Maximum Length of Repeated Subarray


  • 0

    Click here to see the full article post


  • 2

    The Python version of approach #2 doesn't get me "Time Limit Exceeded" but "Memory Limit Exceeded". I think it's fairly fast. I changed it to use strings, now it doesn't get MLE anymore. And it gets accepted in about 140 ms, which is faster than approaches #3 and #4 (which take about 2800 ms and 170 ms 250 ms[*], respectively):

    def findLength(self, A, B):
        def check(length):
            seen = {A[i:i+length]
                    for i in xrange(len(A) - length + 1)}
            return any(B[j:j+length] in seen
                       for j in xrange(len(B) - length + 1))
    
        A = ''.join(map(chr, A))
        B = ''.join(map(chr, B))
        lo, hi = 0, min(len(A), len(B)) + 1
        while lo < hi:
            mi = (lo + hi) / 2
            if check(mi):
                lo = mi + 1
            else:
                hi = mi
        return lo - 1
    

    [*] The bug fix discussed below made it slower.


  • 0
    A

    The implementation of Approach has some bug if there are two subarrays having the same hash value.
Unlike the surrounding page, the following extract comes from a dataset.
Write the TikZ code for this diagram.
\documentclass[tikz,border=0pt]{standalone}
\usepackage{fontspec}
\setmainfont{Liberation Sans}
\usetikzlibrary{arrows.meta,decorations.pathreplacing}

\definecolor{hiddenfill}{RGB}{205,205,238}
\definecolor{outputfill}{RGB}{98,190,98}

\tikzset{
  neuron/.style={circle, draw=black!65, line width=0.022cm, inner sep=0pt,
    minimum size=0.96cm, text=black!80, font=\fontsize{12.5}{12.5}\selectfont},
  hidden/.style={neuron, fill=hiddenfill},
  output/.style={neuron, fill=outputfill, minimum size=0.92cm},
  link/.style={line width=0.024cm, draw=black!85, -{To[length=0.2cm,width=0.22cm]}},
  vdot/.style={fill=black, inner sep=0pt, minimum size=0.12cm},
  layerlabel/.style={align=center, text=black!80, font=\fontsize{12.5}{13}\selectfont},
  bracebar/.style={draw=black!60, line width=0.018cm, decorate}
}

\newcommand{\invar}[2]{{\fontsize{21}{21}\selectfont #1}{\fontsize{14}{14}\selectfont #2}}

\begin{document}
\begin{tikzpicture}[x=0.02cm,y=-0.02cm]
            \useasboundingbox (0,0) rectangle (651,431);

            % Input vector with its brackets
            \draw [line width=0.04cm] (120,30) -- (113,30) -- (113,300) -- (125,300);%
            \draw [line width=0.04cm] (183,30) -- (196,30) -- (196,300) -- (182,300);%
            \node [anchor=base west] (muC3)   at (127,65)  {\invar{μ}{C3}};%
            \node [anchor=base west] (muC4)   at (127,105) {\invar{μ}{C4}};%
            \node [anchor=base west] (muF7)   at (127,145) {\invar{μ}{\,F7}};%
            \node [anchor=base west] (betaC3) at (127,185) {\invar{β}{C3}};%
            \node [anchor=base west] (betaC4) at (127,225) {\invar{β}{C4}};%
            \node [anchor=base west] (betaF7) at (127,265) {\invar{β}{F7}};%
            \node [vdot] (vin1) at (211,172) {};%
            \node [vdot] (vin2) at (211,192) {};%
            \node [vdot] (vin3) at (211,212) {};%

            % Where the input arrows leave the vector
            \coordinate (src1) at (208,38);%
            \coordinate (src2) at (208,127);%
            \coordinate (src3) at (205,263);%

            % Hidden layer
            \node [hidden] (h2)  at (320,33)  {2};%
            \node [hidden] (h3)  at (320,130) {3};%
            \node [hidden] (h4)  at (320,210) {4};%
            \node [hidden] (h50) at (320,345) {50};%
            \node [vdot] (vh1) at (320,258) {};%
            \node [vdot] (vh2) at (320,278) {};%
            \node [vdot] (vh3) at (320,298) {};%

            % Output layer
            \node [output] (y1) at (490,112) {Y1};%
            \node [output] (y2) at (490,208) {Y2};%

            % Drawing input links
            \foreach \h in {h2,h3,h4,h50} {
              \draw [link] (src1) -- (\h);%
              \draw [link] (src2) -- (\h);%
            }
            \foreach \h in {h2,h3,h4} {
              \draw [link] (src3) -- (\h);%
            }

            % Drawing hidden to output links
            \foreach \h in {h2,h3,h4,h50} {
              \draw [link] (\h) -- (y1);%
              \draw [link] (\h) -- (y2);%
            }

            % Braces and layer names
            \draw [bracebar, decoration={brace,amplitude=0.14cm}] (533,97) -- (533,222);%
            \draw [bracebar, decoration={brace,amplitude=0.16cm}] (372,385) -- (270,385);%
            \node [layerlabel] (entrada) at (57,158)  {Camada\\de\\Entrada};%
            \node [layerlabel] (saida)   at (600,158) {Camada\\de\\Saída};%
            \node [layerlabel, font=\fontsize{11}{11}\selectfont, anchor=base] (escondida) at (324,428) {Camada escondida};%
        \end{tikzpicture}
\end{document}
In order to make the code 100% correct, we should define hashes as Map<Integer, List<Integer>>.

        for (int x: rolling(A, guess)) {
            hashes.put(x, i++); // this has bug, should be something like hashes.put(x, new ArrayList<Integer>().add(i++);
        }
    

    ===========


  • 0

    @amazontiger01 Good catch, I corrected it.


  • 0
    S

    I think O(1) space is enough for this problem :

    see below post:
    https://discuss.leetcode.com/topic/109751/java-o-mn-time-o-1-space


  • 0
    Q

    This solution is O(M*N) in time, and O(min(M,N)) in space. It takes advantage of the fact that we don't need to rebuild the sequence when we're done, we only need to know the length. We also know that as we introduce new characters, we dont need to worry about results too far in the past, only the lengths of subarrays we found from the previous character:

    class Solution {
    public:
        int findLength(vector<int>& A, vector<int>& B) {
            
            if(A.empty() || B.empty()) {
                return 0;
            }
            
            vector<int>* longer  = &A;
            vector<int>* shorter = &B;
            
            if(A.size() < B.size()){
                longer = &B;
                shorter = &A;
            }
            
            vector<short> dpt(shorter->size() + 1, 0);
            short * dp = &dpt[1];
            
            short len = 0;
                    
            for (const int v : *longer) {
                for (short i = shorter->size() - 1; i >= 0 && len < shorter->size(); --i) {
                    if(v == (*shorter)[i]) {
                        dp[i] = dp[i - 1] + 1;
                        
                        if(dp[i] > len) {
                            len = dp[i];
                        }
                    }
                    else {
                        dp[i] = 0;
                    }
                }
            }
            return len;
        }
    };
    

  • 0
    A

    @StefanPochmann , for approach #2, by following the same in Java gets me accepted too . It looks like it may not work if this prerequisite is removed : 0 <= A[i], B[i] < 100 i.e. if any value is greater than 255.


  • 0
    C

    I am confused. If Let dp[i][j] be the answer to the problem for inputs A[i:] and B[j:], why the answer is not dp[0][0]?


  • 0
    Z

    @Chengcheng.Pei .Once you get a A[i] != B[j], the corresponding dp[i][j] will be 0(initialized) , then we start from 0 again.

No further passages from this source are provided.